- WORK INSTRUCTIONS
Leave out the pictures and retype only the lines from the opening line to the line that holds "from matplotlib.ticker import", both ends included.
- - -
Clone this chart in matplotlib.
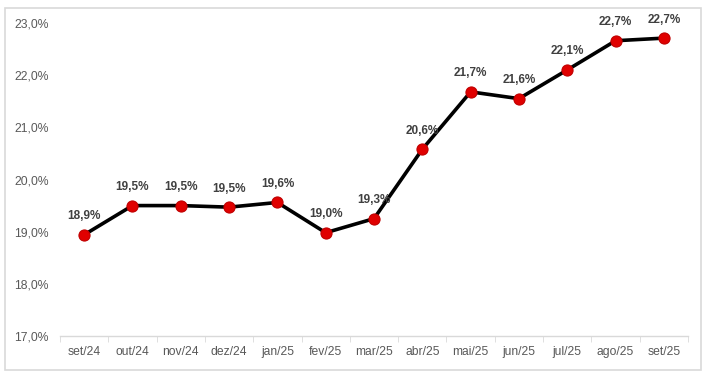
import matplotlib
matplotlib.use("Agg")
import matplotlib.pyplot as plt
from matplotlib.patches import Rectangle
from matplotlib.ticker import FuncFormatter, FixedLocator

months = ["set/24", "out/24", "nov/24", "dez/24", "jan/25", "fev/25", "mar/25",
          "abr/25", "mai/25", "jun/25", "jul/25", "ago/25", "set/25"]
values = [18.94, 19.50, 19.50, 19.47, 19.56, 18.98, 19.25,
          20.58, 21.68, 21.55, 22.10, 22.66, 22.71]
labels = ["18,9%", "19,5%", "19,5%", "19,5%", "19,6%", "19,0%", "19,3%",
          "20,6%", "21,7%", "21,6%", "22,1%", "22,7%", "22,7%"]

plt.rcParams['font.family'] = ['Liberation Sans', 'DejaVu Sans']

fig = plt.figure(figsize=(7.07, 3.77), dpi=100)
fig.patches.append(Rectangle((5/707, 7/377), 696/707, 362/377, transform=fig.transFigure,
                             fill=False, edgecolor="#d9d9d9", linewidth=1.2))
ax = fig.add_axes([60/707, 1 - 336/377, 628/707, (336 - 23)/377])

x = list(range(len(months)))
ax.plot(x, values, color="black", linewidth=2.6, marker="o", markersize=8,
        markerfacecolor="#e00000", markeredgecolor="#c00000", markeredgewidth=0.8, zorder=3)

for xi, v, lab in zip(x, values, labels):
    ax.annotate(lab, (xi, v), xytext=(0, 9), textcoords="offset points",
                ha="center", va="bottom", fontsize=8.5, fontweight="bold", color="#404040")

ax.set_xlim(-0.5, len(months) - 0.5)
ax.set_ylim(17.0, 23.0)
ax.set_yticks([17, 18, 19, 20, 21, 22, 23])
ax.yaxis.set_major_formatter(FuncFormatter(lambda v, p: f"{v:.1f}%".replace(".", ",")))
ax.set_xticks(x)
ax.set_xticklabels(months)
ax.xaxis.set_minor_locator(FixedLocator([i - 0.5 for i in range(len(months) + 1)]))
ax.tick_params(axis="x", which="major", length=0, pad=7, labelsize=8.7, labelcolor="#595959")
ax.tick_params(axis="x", which="minor", length=4, color="#d9d9d9", direction="out")
ax.tick_params(axis="y", length=0, pad=8, labelsize=8.7, labelcolor="#595959")

for s in ["top", "right", "left"]:
    ax.spines[s].set_visible(False)
ax.spines["bottom"].set_color("#d9d9d9")
ax.spines["bottom"].set_linewidth(1)

fig.savefig("out.png", dpi=100)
- - -
- WRITTEN REPLY
Clone this chart in matplotlib.
import matplotlib
matplotlib.use("Agg")
import matplotlib.pyplot as plt
from matplotlib.patches import Rectangle
from matplotlib.ticker import FuncFormatter, FixedLocator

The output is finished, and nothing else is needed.